I want to extract the page count of a pdf, there are some solutions which gives the total number of pages in a pdf using regular expressions like this -regex.Matches(StreamReader.ReadToEnd(),"/Type\s/Page[^s]")*, which is not returning accurate result always. Is there any activity or any other way in uipath using which we can predict the total number of pages in a pdf without using any external library.

Maybe you can use read ocr image and cut out the page number at the total number on the right? image

1 Like

Unfortunately, I cannot open the acrobat pdf reader. This should happen in the background.

Do you only need to know how many pages a pdf file has? Or do you need to read the contents as well?

@Hawkins
There’s a workaround using the Extract PDF Page Range activity. It’s not particularly fast, but it works behind the scenes using only the uipath pdf activities.

Start an integer variable at 1. Then, in a loop pass that variable as the range of the pdf extraction.
Increment it every time.

Inside the loop use a try/catch. An exception will be thrown when you try to extract a page that doesn’t exist. Once the exception is thrown then the value of the variable is your page count.

The main workflow:

Inside the catch:
image

1 Like

Thank you so much Daniel.

If there is no option I would go with this, since this seems to be a long workaround.

I do need to read the content as well @bcorrea. I am already doing that using “read pdf text” and “read pdf ocr text” activities.

This is a really hacky workaround.

For one, you know that the PDF is always going to have at least one page. You should start looking at page 2. You may also want to try using different numbers than simply incrementing by one. I would suggest even considering exponentially increasing the number and then halving once you get an out of bounds index error until you get to the correct number, like using a searching method on a sorted array.

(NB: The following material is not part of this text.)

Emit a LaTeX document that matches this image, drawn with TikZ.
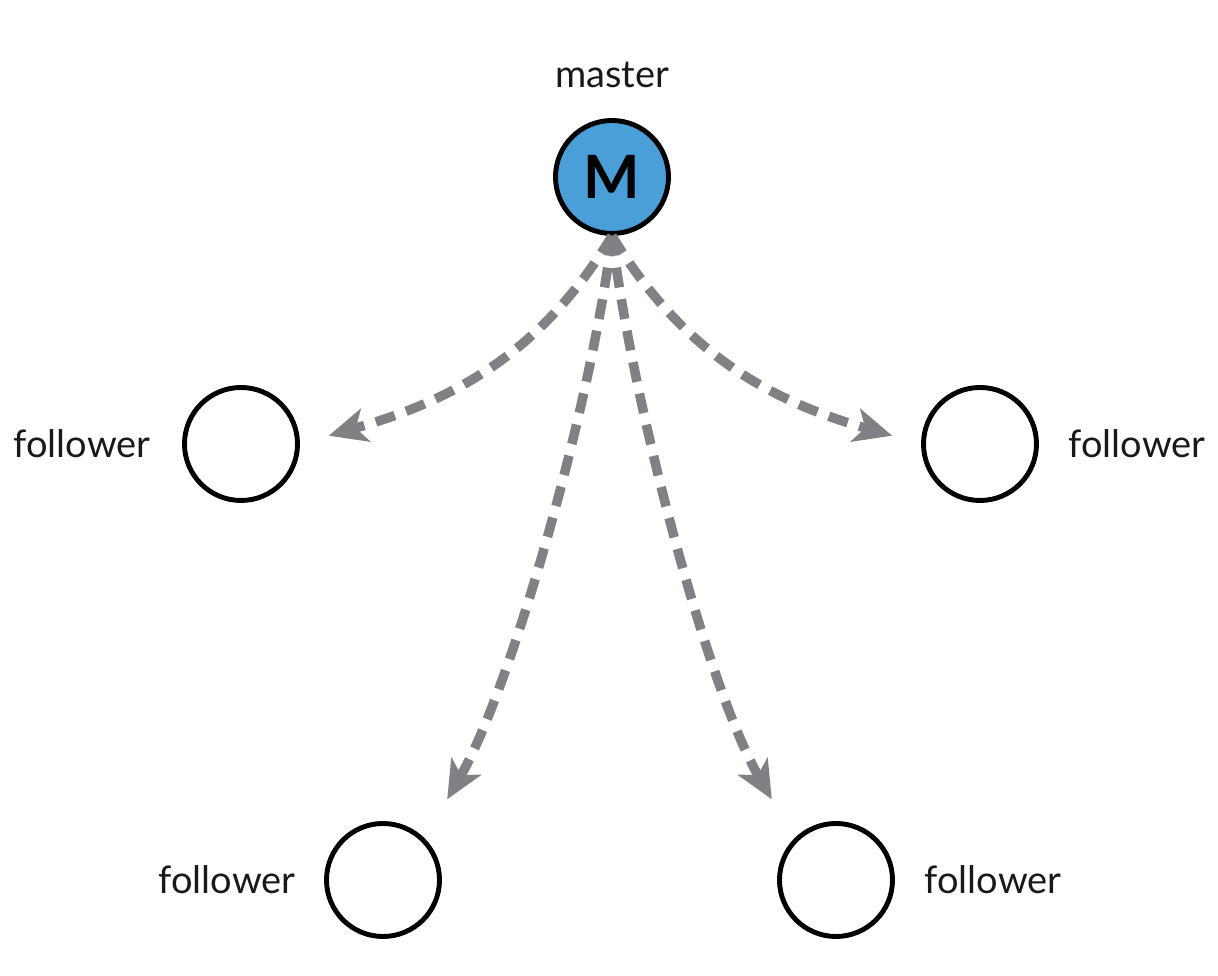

The real answer is that there should be a new activity that has this functionality since it appears to be pretty fundamental for dealing with PDFs.

1 Like

I’ve created a request for the activity, please vote here: PDF Page Count Activity

Ok, but dont mid me asking, does your pdf has the page number on it or not? Because that regex can be made to work on your conditions if they do appear in your text after you read them… if you are going for @DanielMitchell solution and you do need the pages content, then you can to his approach BUT use Read PDF Text activity passing the range as a page, then you hit two birds with one stone… :wink:

1 Like

It’s a really bad idea to hope that the page ranges are going to be present unless you’re sure that these are machine output files that includes them. PDFs could even be scanned images, which means that there would not be any text present.

Just now I got an idea. My requirement is that, if a pdf exceeds the limit of 10 pages, then it should throw a business exception. So I will use Extract PDF Page Range with range as 11.

If it throws an exception, I will catch it and proceed normally. If it does not throw an exception, then I can come to a conclusion that, it is exceeding the page limit and a business exception will be thrown. yayyyyyyyyyy!!!

Thank you @DanielMitchell @dmccammond @bcorrea.

2 Likes

Very much true. That’s why I am not going with Regex. @dmccammond @bcorrea

This topic was automatically closed 3 days after the last reply. New replies are no longer allowed.